Everyone who has ever trained a gundog to work on blind/unseen retrieves has done this drill at one time or another. The “primary” role of the basic pile retrieve exercise is to teach confidence for the send away and part of the introduction to sight blinds. One of the principal aims is to teach the quick pick-up and prompt return. But, in addition, it also assists in the hold-heel-sit-deliver sequence becoming very automatic in the dog while he is concentrating on being sent for another retrieve. In the field the dog has to remember how to swing into heel position and sit down focussed on the field (not up at your face) while holding onto the one he’s carrying and then delivering it properly. He has to do all this while he is excited about watching the next throw, or going for the next bird of a multiple mark. Having a pile of objects in front of him that he knows he will be sent to again provide the forward focus and of course keeps the subsequent retrieve aspect in the mix while he practices all the sub skills.
One disadvantage of pile work is that most dogs will try to shop, at least a little so the pile retrieve exercise can be considered a form of proofing to NOT do it.
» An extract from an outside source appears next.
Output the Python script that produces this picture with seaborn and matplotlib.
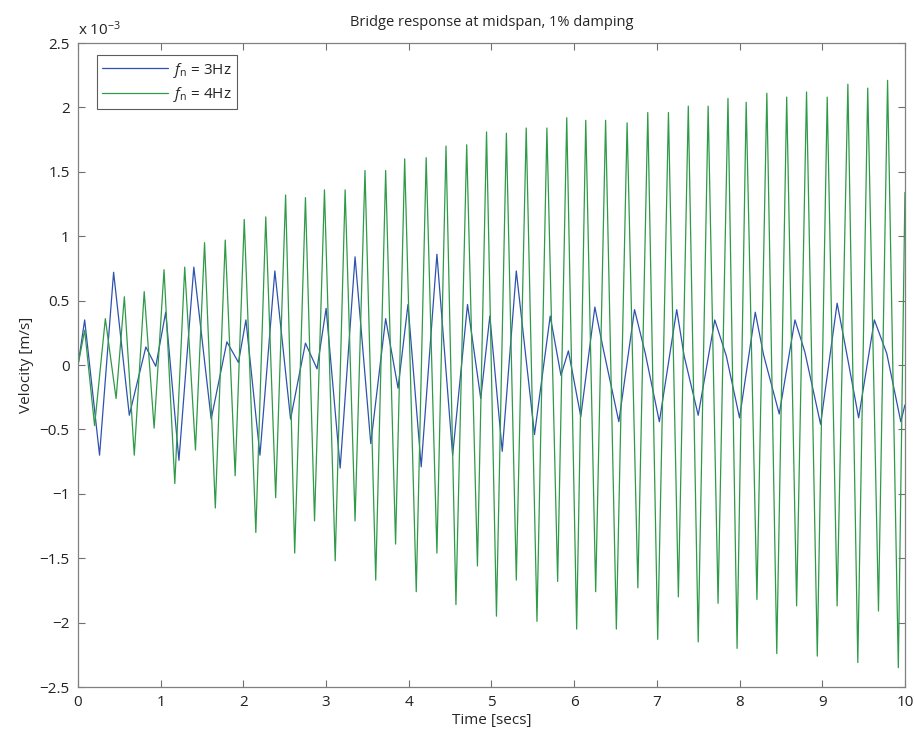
import pandas as pd
import seaborn as sns
import matplotlib.pyplot as plt

# peaks / troughs (velocity in units of 1e-3 m/s)
t_3hz = [0.00, 0.08, 0.26, 0.43, 0.62, 0.82, 0.94, 1.06, 1.22, 1.40, 1.61, 1.80, 1.94, 2.03,
         2.20, 2.38, 2.57, 2.75, 2.89, 3.00, 3.17, 3.35, 3.54, 3.72, 3.87, 3.99, 4.15, 4.34,
         4.53, 4.71, 4.87, 4.98, 5.13, 5.30, 5.52, 5.71, 5.84, 5.93, 6.08, 6.25, 6.35, 6.54,
         6.73, 6.86, 7.03, 7.24, 7.33, 7.50, 7.70, 7.84, 8.00, 8.19, 8.29, 8.48, 8.67, 8.79,
         8.98, 9.18, 9.29, 9.44, 9.63, 9.78, 9.95, 10.0]
v_3hz = [0.00, 0.35, -0.70, 0.72, -0.39, 0.14, -0.01, 0.41, -0.74, 0.76, -0.42, 0.18, 0.02, 0.35,
         -0.70, 0.73, -0.42, 0.17, -0.03, 0.44, -0.80, 0.84, -0.61, 0.36, -0.18, 0.47, -0.79, 0.86,
         -0.70, 0.47, -0.26, 0.38, -0.67, 0.73, -0.54, 0.38, -0.08, 0.11, -0.40, 0.45, 0.13, -0.44,
         0.43, 0.09, -0.44, 0.43, 0.07, -0.39, 0.35, 0.07, -0.41, 0.41, 0.08, -0.38, 0.35, 0.10,
         -0.46, 0.48, 0.11, -0.41, 0.35, 0.09, -0.44, -0.31]

t_4hz = [0.00, 0.08, 0.20, 0.33, 0.46, 0.56, 0.68, 0.80, 0.92, 1.04, 1.17, 1.29, 1.42, 1.53,
         1.66, 1.78, 1.90, 2.01, 2.15, 2.27, 2.39, 2.51, 2.62, 2.75, 2.86, 2.98, 3.11, 3.23,
         3.35, 3.47, 3.60, 3.72, 3.84, 3.95, 4.09, 4.21, 4.34, 4.45, 4.57, 4.70, 4.83, 4.94,
         5.06, 5.18, 5.30, 5.42, 5.55, 5.67, 5.80, 5.91, 6.03, 6.14, 6.26, 6.38, 6.51, 6.64,
         6.77, 6.89, 7.01, 7.14, 7.26, 7.38, 7.50, 7.62, 7.74, 7.86, 7.97, 8.08, 8.21, 8.33,
         8.45, 8.57, 8.69, 8.81, 8.94, 9.06, 9.18, 9.31, 9.43, 9.55, 9.68, 9.79, 9.92, 10.0]
v_4hz = [0.00, 0.27, -0.47, 0.36, -0.26, 0.53, -0.70, 0.57, -0.49, 0.74, -0.92, 0.76, -0.66, 0.95,
         -1.11, 0.97, -0.86, 1.13, -1.30, 1.15, -1.03, 1.32, -1.46, 1.30, -1.21, 1.36, -1.52, 1.36,
         -1.21, 1.51, -1.67, 1.51, -1.39, 1.60, -1.76, 1.61, -1.46, 1.70, -1.86, 1.71, -1.56, 1.81,
         -1.95, 1.80, -1.67, 1.84, -1.99, 1.84, -1.68, 1.92, -2.05, 1.90, -1.76, 1.90, -2.05, 1.88,
         -1.73, 1.96, -2.13, 1.96, -1.80, 2.01, -2.15, 2.01, -1.85, 2.07, -2.20, 2.04, -1.82, 2.11,
         -2.24, 2.08, -1.87, 2.12, -2.26, 2.08, -1.87, 2.18, -2.31, 2.15, -1.91, 2.21, -2.35, 1.34]

labels = [r"$f_{\mathrm{n}}$ = 3Hz", r"$f_{\mathrm{n}}$ = 4Hz"]
colors = ["#2f52b0", "#2f9a48"]
x_ticks = list(range(0, 11))
y_ticks = [-2.5, -2, -1.5, -1, -0.5, 0, 0.5, 1, 1.5, 2, 2.5]
y_ticklabels = ["\u22122.5", "\u22122", "\u22121.5", "\u22121", "\u22120.5", "0",
                "0.5", "1", "1.5", "2", "2.5"]

df = pd.concat([
    pd.DataFrame({"t": t_3hz, "v": v_3hz, "series": labels[0]}),
    pd.DataFrame({"t": t_4hz, "v": v_4hz, "series": labels[1]}),
])

sns.set_style("ticks")
plt.rcParams["font.family"] = ["Open Sans", "DejaVu Sans"]
plt.rcParams["mathtext.fontset"] = "custom"
plt.rcParams["mathtext.it"] = "Open Sans:italic"
plt.rcParams["mathtext.rm"] = "Open Sans"

fig = plt.figure(figsize=(9.15, 7.34), dpi=100)
ax = fig.add_axes([0.0853, 0.064, 0.9037, 0.8774])

sns.lineplot(data=df, x="t", y="v", hue="series", palette=colors,
             estimator=None, sort=False, linewidth=0.9, ax=ax)

ax.set_xlim(0, 10)
ax.set_ylim(-2.5, 2.5)
ax.set_xticks(x_ticks)
ax.set_yticks(y_ticks)
ax.set_yticklabels(y_ticklabels)
ax.tick_params(direction="in", length=5, width=0.8, color="#707070",
               labelsize=11, labelcolor="#222222", top=True, right=True, pad=6)
for s in ax.spines.values():
    s.set_visible(True)
    s.set_color("#808080")
    s.set_linewidth(0.9)

ax.set_xlabel("Time [secs]", fontsize=11, labelpad=2)
ax.set_ylabel("Velocity [m/s]", fontsize=11, labelpad=4)
ax.set_title("Bridge response at midspan, 1% damping", fontsize=10.5, pad=12)
ax.text(0.0, 1.006, r"x 10$^{\mathrm{-3}}$", transform=ax.transAxes,
        fontsize=11, ha="left", va="bottom", color="#222222")

leg = ax.legend(loc="upper left", bbox_to_anchor=(0.023, 0.981), borderaxespad=0,
                fancybox=False, edgecolor="#333333", fontsize=11, handlelength=4.3,
                handletextpad=0.3, borderpad=0.35, labelspacing=0.35, title=None)
leg.get_frame().set_linewidth(0.8)

fig.savefig("out.png", dpi=100)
Shopping is likely to appear in a minor or major way with more than half the retrievers out there.
Troubleshooting the Shopping Habit
Some dogs just love to test each dummy in the pile before selecting the one that is “just right” and then returning to the handler. There are some things you could do to stop shopping:
- Make sure that the recall component of the retrieve is much more fun than shopping. A solid, reliable recall is the best way to nip this behaviour in the bud from the very beginning. A dog cannot be spinning around to answer a recall cue if he is trying to shop. It is an incompatible behaviour.
- You could also limit options with a long line so that he cannot shop once something is in his mouth thus taking away the opportunity to self-reward with this undesirable behaviour.
- What would also work is following him to the pile so that you are close to him when he picks up which would make you the biggest thing in his world right then, not the next dummy. Then gradually lengthen the following distance.
With a beginner dog that is only just learning the lining exercise you will probably get a couple of attempted shops and if you do not allow the shopping to become a habit by following the options outlined above the shopping will be over so quickly you will wonder if you really “trained” the dog not to do it. But you did. Dogs do what works. If shopping does not work for him the first time he tries it, compared to alternatives that work better (give him more pleasure), he is not likely to continue to do it.
Another way to increase the no-shopping proofing once your dog has the basic understanding is to use a pile of non-similar objects. For example, large and small dummies, some canvas, some plastic, and a Dokken duck (if familiar to the dog). Do not expect the dog to grab the closest object, and it is okay for him to inspect the pile (quickly) for his preferred object. But whichever one he picks up first needs to stay in his mouth and be delivered, even if he wishes he’d grabbed a different one. He will get an opportunity to do that on the next send!